I'm burnt -- toasted, roasted and completely fried. I've just spent the last two days in stakeholder meetings with a client. In those two days I've met with representatives from every department imaginable -- from channel sales to governance, corporate relations to analytics, corporate marketing to website design, social media to IT. In total, a dozen meetings with almost twice that many people. I've got about 20 pages of notes I have to sift through.
I'll give you the same answer I gave before each meeting, in what officially became known as the "preamble":
"You might be wondering why you're here. For the past two years we've been working with your company on the organic visibility of your website. With organic optimization, there are really two things you have to think about -- what you say about yourself, and what others say about you. Up to now, we've been focused on the first category: the content on your website, how the site is coded, the keywords customers might use to find you. That was relatively straightforward because you controlled all the things we were looking at. But now, we have to look at the second category -- what others are saying about you. And that gets a lot more complicated. Now, suddenly, we need to understand what's happening in almost every aspect of the business. What makes it even more complicated is that we have to begin to understand how all those pieces fit together."

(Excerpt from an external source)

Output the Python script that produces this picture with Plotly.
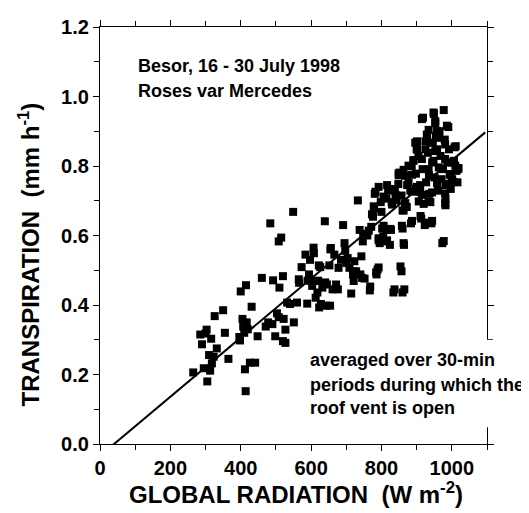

What became clear over the two days was that the discussions that we initiated about our SEO strategy could also have been the beginning discussions required to craft a companywide strategy. The fact is, trying to please a search engine algorithm means you have to think of your online presence in its totality. Google and Bing determine your online relevance based on nothing less than the digital footprint of your organization. And, as the boundaries continue to dissolve between the virtual realities of our businesses and the brick-and-mortar reality, who we are online is who we are, period.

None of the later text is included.